I do not have this. I am post menopausal which has its own set of issues to content with. Like trying to grow old gracefully for one and trying to deal with all the changes your body goes throught during this time in a women life.
Two things that are not mentioned here are hyper vigilance and a exaggerated startle response. These are to of the symptoms I have in relation to my ptsd in additions to the other symptoms you have mentioned here. I am not sure how this program is able to help a person who has been a victim of a violent crime. If you watch the news or read the paper or listen to the radio there is always news of some new sexual predator on the loose. I really see no way to escape it and the fact that it is a very dangerous world out there. It seems to feed into the fear and fuels the symptoms related to ptsd of this type as does the war news to a combat veteran. I do have a hard time dealing with it and the ptsd. I am not sure if their are any real answers or solutions when dealing with ptsd? If their are any I would love to know?

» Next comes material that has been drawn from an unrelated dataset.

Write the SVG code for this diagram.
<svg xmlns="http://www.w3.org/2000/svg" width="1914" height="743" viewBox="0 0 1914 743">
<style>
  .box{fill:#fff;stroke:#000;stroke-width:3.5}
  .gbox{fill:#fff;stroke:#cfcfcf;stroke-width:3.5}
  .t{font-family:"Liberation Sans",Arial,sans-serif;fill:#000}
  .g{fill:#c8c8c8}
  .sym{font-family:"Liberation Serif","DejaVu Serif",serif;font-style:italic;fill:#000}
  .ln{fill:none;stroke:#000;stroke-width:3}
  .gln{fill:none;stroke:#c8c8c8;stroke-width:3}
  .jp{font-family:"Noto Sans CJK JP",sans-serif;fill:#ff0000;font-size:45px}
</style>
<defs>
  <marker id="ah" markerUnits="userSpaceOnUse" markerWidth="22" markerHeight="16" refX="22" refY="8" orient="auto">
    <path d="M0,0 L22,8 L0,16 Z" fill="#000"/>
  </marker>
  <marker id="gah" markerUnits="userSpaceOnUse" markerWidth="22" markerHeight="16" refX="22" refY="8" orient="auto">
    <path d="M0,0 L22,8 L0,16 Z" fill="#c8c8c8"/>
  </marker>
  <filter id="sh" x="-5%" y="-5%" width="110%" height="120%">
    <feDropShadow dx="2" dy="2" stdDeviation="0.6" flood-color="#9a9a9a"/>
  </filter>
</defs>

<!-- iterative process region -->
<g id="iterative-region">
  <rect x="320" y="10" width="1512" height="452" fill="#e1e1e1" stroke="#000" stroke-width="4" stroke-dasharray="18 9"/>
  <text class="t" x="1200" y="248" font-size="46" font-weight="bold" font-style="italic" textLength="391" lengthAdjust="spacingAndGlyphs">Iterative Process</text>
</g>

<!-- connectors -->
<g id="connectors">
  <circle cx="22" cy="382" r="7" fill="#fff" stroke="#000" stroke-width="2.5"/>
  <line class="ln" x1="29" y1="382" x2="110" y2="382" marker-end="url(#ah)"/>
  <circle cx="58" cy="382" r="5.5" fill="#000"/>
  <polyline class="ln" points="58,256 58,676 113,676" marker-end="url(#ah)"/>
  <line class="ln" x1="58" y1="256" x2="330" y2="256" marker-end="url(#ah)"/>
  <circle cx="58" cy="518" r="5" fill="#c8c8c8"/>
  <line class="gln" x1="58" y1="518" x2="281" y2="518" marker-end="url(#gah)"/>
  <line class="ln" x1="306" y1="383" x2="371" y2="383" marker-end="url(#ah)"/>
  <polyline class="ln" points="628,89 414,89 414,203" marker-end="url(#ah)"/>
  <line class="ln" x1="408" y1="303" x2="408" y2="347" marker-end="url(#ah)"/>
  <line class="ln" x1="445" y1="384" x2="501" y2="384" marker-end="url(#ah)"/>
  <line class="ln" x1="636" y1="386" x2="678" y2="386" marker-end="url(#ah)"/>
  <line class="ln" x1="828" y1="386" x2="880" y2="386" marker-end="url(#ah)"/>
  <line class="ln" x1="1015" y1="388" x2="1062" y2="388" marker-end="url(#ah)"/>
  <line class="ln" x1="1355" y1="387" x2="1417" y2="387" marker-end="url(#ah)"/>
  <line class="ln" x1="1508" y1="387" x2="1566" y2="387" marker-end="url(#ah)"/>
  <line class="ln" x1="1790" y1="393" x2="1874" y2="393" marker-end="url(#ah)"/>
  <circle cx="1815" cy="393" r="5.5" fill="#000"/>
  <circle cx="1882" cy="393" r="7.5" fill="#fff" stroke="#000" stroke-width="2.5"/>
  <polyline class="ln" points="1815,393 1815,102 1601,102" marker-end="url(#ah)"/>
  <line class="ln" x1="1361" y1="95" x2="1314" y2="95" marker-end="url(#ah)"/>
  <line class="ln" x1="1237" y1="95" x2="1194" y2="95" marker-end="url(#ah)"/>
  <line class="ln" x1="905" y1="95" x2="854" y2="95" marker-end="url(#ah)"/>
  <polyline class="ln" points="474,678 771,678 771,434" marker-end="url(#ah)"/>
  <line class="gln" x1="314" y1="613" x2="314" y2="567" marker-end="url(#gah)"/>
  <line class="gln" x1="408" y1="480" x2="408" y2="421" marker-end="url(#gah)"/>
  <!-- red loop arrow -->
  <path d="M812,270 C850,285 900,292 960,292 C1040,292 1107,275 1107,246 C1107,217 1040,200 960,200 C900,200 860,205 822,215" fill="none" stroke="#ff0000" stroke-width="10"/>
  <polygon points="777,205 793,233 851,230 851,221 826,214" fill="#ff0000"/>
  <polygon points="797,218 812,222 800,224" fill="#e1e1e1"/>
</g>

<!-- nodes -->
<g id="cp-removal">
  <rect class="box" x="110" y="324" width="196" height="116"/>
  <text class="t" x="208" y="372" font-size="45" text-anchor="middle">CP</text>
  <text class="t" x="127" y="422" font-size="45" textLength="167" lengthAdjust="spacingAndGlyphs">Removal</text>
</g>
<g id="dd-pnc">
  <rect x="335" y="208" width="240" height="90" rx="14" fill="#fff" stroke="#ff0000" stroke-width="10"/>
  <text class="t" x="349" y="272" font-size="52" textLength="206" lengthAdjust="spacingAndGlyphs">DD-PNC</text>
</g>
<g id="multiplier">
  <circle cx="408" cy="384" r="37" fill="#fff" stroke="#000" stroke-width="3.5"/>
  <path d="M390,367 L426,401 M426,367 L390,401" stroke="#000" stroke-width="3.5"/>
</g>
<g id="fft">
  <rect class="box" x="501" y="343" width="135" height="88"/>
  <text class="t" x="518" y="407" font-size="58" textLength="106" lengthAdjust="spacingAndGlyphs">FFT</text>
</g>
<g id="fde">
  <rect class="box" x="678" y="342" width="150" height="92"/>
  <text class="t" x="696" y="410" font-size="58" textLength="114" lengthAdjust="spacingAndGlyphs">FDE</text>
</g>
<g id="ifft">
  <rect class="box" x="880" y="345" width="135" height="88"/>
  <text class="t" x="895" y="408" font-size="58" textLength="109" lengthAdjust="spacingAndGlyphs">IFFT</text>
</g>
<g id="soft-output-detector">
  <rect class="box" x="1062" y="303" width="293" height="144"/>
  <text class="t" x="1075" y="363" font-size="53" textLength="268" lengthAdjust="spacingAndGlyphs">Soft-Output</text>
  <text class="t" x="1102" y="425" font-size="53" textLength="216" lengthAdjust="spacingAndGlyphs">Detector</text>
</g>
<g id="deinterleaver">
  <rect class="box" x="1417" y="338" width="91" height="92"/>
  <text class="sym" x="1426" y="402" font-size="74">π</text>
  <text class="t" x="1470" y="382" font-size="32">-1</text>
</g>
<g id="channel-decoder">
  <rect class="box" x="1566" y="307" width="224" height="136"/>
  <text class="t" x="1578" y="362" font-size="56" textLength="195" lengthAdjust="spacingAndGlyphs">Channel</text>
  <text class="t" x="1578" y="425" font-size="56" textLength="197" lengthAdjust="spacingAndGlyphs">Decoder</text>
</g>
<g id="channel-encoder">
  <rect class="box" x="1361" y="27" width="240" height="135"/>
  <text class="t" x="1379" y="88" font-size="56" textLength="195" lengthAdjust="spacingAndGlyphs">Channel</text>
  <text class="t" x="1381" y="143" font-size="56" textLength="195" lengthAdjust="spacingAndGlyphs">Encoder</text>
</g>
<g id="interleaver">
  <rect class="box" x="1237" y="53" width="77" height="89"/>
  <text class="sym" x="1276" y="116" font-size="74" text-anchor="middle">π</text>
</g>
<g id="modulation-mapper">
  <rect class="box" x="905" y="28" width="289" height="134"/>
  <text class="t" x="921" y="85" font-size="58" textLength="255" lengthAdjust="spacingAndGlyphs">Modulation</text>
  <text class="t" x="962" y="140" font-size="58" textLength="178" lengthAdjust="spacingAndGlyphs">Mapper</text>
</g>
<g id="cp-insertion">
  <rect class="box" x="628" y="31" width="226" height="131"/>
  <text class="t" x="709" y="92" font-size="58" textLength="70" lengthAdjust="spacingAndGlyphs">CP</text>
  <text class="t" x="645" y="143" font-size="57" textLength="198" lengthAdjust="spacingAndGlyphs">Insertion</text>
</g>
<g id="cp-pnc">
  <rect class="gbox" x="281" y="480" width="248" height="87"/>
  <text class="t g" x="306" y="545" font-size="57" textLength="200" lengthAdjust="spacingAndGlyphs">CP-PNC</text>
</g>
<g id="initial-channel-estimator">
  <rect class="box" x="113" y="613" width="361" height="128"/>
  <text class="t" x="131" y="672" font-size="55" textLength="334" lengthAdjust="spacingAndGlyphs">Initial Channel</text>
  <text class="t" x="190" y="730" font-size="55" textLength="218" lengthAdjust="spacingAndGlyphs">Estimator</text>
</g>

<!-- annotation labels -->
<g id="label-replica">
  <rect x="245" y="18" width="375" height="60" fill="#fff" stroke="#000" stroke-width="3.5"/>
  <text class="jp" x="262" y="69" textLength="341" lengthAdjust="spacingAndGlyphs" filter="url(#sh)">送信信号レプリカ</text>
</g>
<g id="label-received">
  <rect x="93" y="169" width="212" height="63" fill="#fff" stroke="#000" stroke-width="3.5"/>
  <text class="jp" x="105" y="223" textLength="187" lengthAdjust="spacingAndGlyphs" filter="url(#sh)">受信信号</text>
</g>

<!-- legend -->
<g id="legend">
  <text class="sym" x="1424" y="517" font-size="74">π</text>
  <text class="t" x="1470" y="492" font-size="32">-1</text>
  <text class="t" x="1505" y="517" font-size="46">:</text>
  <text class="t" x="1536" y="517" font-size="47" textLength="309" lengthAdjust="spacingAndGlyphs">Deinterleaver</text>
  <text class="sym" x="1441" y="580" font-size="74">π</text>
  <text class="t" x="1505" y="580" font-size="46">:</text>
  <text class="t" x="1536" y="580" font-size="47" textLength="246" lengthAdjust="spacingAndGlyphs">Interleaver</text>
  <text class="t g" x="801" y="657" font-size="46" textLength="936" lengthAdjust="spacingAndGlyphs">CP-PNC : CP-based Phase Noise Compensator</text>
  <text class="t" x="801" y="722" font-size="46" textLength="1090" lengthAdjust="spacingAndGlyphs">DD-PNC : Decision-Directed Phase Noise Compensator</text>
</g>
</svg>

I just wanted to let everyone know how it went today with jury duty. I was able to get there on time. I had some anxiety but I did not go into a panic. They let us go early because all of the case were plea bargained out or the trials we postponed for a later date. We were not called in groups of 35 to be questioned which is normally part of the jury selection process because their were not any trials for us to serve on today. I did get sick with my ulcerative colonlitis and was in a lot of pain before they let us leave for the day. Anyway I am glad it is over and that I am now home resting. I should be better by tomorrow. I can not be called again for jury duty for at least 1 year. I do think I am going to submit a written statement to the court next time for physically reasons and see what happens all the can do is reject it and force me to go anyway. I also may consider going again, maybe I won't get sick next time being that I have now exposed myself to part of the process. Well I got to go for now and get myself well again. Before I go I want to thank everyone for all of their help, support, and prayers.
Nothing new today. I am a little tired from yesterdays exposure. I am still thinking about and trying to work on a routine. My routine does involve leaving the house to walk at least 3 days a week. I am hoping I will do better when I get rested up. I am feeling a little axnious and tired today not sure why. Thats enough about me. How is every body else doing this morning?

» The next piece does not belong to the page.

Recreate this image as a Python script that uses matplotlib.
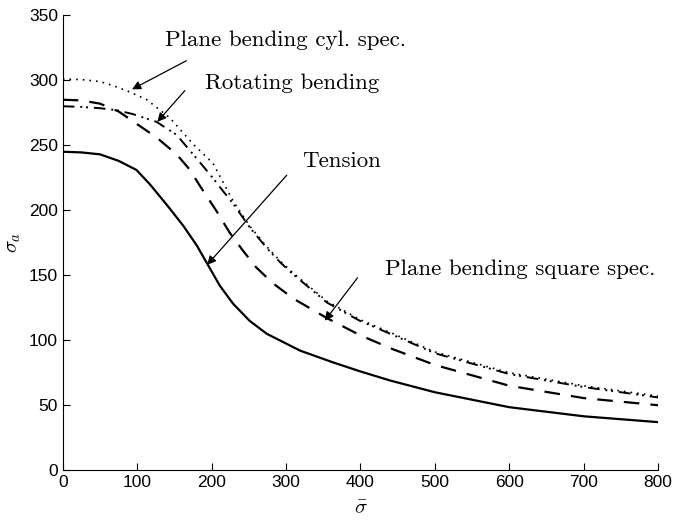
import numpy as np
import matplotlib
matplotlib.use('Agg')
import matplotlib.pyplot as plt

plt.rcParams['mathtext.fontset'] = 'cm'

# values, each curve at its own sample points
x_tension = [0, 25, 50, 75, 99, 117, 140, 162, 180, 193, 211, 229, 251, 274, 319, 363, 400, 440, 500, 600, 700, 800]
tension = [245, 244.5, 243, 238, 231, 220, 204, 188, 173, 160, 142, 128, 115, 105, 92, 83, 76, 69, 60, 48.5, 41.5, 37]

x_square = [0, 25, 50, 75, 103, 126, 153, 171, 184, 207, 224, 242, 260, 282, 310, 355, 399, 444, 500, 600, 700, 800]
square = [285, 284.5, 282, 276, 265, 256, 243, 231, 219, 199, 183, 169, 156, 144, 132, 117, 104, 93, 81, 65, 55.5, 50]

x_rotating = [0, 25, 50, 72, 94, 126, 153, 184, 200, 215, 229, 251, 274, 292, 309, 355, 399, 444, 500, 600, 700, 800]
rotating = [280, 279.5, 278.5, 277, 274, 268, 258, 237, 226, 215, 205, 187, 171, 160, 151, 129, 115, 104, 90, 74, 64, 56]

x_cyl = [0, 25, 50, 67, 90, 113, 144, 175, 202, 215, 229, 251, 274, 292, 309, 355, 399, 444, 500, 600, 700, 800]
cyl = [301, 300.5, 299, 296, 291, 285, 271, 251, 236, 222, 207, 188, 172, 161, 152, 130, 116, 105, 91, 75, 65, 57]

labels = ['Plane bending cyl. spec.', 'Rotating bending', 'Tension', 'Plane bending square spec.']
text_xy = [(137, 331), (191, 298), (321, 238), (433, 155)]
tail_xy = [(166, 315), (164, 292), (301, 227), (396, 148)]
tip_xy = [(93, 293), (127, 268), (194, 158), (352, 115)]

fig = plt.figure(figsize=(6.75, 5.26), dpi=100)
ax = fig.add_axes([0.093, 0.106, 0.882, 0.865])

ax.plot(x_tension, tension, color='black', lw=1.6)
ax.plot(x_square, square, color='black', lw=1.6, linestyle=(0, (7, 5)))
ax.plot(x_rotating, rotating, color='black', lw=1.4, linestyle=(0, (6, 3, 1, 2, 1, 3)))
ax.plot(x_cyl, cyl, color='black', lw=1.2, linestyle=(0, (1, 3)))

for lab, txy, a, b in zip(labels, text_xy, tail_xy, tip_xy):
    ax.text(txy[0], txy[1], lab, fontsize=16.5, family='cmr10', va='center', ha='left')
    ax.annotate('', xy=b, xytext=a,
                arrowprops=dict(arrowstyle='-|>', lw=0.9, color='black',
                                mutation_scale=13, shrinkA=0, shrinkB=0))

ax.set_xlim(0, 800)
ax.set_ylim(0, 350)
ax.set_xticks(np.arange(0, 801, 100))
ax.set_yticks(np.arange(0, 351, 50))
ax.tick_params(direction='in', labelsize=12.5, length=5)
for lbl in ax.get_xticklabels() + ax.get_yticklabels():
    lbl.set_family('Liberation Sans')
ax.spines['top'].set_visible(False)
ax.spines['right'].set_visible(False)
ax.set_xlabel(r'$\bar{\sigma}$', fontsize=15, labelpad=5)
ax.set_ylabel(r'$\sigma_a$', fontsize=15, labelpad=4)

plt.savefig('out.png', dpi=100)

I am still having issues with the ptsd and they seem worst lately with whats going on in the news. I am not sure how I am ever going to be able to over come it. I thought I was getting better but now it seems all fresh in my mind. The fight or flight response can be very paralyzing making it impossible to leave the house. I have not felt safe out there ever since my safe person my marine got sick and passed away. I would like to know is their anyway to deal with this and is their hope for me to lead a normal life???? I am really sick of being afraid and trapped inside my house.
I am sorry to hear you are having a hard time with the new medication. I want to thank you for responding to my post. I know that had to be very very difficult for you being the new med is making it hard for you think straight. You need to think about you now, and put yourself first. I do not expect you to be able to post right now. Please be you will be careful with this new medication and when you are up to it let us know how you are doing. If you are not feeling good and just want someone to talk too, post and I will answer if I am on line. You said you were feeling lost, but remember Davit you are not alone.
I have gone as for as I can with this right now and have come to a dead end. I need to take a break from this and will be going into hibernation for a while.